_Task prompt_
Find every line in the records that holds the string "image". Copy each one.

== == ==

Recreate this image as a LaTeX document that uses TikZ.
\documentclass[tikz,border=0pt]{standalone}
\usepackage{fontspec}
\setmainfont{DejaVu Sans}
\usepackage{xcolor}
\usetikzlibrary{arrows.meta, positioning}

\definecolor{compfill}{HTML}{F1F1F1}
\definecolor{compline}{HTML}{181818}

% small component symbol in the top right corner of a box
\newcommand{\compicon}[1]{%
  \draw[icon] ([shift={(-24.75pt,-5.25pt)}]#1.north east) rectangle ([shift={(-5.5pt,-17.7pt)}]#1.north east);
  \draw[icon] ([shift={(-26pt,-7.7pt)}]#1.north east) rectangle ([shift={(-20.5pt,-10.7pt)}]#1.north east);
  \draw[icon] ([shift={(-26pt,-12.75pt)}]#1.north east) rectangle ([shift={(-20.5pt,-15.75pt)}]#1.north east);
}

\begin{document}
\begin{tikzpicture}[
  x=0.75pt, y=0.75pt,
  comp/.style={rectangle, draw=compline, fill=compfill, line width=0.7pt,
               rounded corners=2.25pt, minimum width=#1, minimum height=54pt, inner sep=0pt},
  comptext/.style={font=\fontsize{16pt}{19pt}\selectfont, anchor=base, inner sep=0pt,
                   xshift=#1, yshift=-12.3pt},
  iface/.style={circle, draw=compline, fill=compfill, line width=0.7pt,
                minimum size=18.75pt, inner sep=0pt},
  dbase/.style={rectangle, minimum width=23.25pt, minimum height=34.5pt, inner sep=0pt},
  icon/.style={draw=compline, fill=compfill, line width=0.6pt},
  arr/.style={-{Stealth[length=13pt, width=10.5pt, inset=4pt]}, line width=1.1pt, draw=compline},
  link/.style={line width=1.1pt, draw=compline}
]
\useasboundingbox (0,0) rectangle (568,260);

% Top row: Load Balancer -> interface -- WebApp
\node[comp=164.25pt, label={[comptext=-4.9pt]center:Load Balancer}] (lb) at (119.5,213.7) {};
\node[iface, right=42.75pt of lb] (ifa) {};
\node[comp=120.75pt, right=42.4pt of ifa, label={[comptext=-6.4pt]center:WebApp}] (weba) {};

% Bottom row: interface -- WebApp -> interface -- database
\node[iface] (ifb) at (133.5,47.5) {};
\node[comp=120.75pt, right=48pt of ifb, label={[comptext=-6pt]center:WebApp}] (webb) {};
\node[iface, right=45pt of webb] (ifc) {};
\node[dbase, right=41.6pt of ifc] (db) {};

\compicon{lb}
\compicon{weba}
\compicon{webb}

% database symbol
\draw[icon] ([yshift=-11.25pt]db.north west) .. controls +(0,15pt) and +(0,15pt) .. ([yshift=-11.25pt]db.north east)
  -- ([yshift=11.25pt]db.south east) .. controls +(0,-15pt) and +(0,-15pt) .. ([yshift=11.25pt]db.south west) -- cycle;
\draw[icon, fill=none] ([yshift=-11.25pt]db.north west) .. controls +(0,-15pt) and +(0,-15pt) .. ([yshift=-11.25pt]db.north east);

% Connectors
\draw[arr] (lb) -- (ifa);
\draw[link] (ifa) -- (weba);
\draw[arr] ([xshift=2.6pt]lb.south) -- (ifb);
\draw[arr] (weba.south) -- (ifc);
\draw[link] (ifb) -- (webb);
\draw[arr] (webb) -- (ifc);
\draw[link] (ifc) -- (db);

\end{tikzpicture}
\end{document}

== == ==

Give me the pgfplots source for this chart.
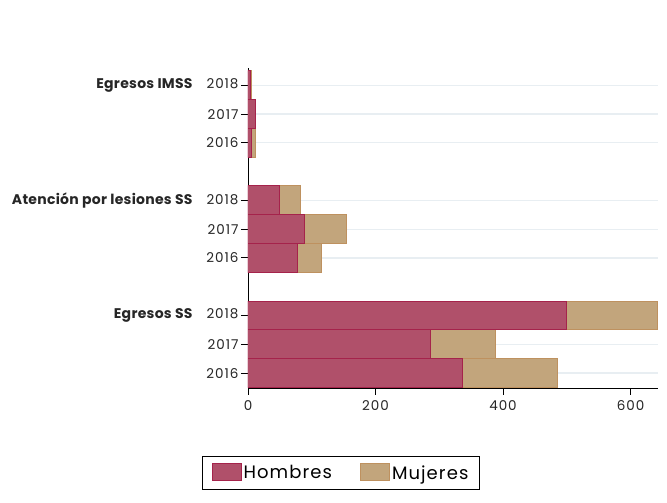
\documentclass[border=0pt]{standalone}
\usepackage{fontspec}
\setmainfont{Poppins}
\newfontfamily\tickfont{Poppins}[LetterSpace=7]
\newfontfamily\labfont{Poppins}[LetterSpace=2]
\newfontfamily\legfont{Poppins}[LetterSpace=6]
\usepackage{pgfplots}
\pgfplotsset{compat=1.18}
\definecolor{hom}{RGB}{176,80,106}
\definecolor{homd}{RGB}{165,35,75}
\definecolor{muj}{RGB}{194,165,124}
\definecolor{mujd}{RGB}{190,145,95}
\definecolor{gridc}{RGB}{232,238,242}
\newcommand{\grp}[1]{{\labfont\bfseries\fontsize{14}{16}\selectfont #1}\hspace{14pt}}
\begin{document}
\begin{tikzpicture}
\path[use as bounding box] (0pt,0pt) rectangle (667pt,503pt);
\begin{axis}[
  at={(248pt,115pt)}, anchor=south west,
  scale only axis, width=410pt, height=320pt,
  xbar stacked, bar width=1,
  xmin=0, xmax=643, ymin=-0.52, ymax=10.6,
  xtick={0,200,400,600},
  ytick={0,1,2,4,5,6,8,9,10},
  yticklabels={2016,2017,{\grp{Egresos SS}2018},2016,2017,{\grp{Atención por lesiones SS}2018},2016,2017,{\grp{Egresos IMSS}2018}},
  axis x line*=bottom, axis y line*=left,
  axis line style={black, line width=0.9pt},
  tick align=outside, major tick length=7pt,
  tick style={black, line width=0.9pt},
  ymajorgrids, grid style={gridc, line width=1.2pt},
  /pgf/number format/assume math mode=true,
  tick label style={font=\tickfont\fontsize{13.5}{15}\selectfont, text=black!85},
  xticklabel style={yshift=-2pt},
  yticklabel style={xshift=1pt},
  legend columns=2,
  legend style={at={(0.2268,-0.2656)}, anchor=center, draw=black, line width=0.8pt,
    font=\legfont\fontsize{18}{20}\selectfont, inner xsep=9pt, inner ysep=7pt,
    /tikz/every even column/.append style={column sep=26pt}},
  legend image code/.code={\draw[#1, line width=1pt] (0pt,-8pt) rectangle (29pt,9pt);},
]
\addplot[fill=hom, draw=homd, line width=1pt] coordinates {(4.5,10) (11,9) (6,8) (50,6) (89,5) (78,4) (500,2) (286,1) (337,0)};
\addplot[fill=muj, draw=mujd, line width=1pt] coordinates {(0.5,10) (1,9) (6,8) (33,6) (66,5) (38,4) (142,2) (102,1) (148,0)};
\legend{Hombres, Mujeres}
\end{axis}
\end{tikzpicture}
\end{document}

== == ==

_Complete response_
Recreate this image as a LaTeX document that uses TikZ.
  legend image code/.code={\draw[#1, line width=1pt] (0pt,-8pt) rectangle (29pt,9pt);},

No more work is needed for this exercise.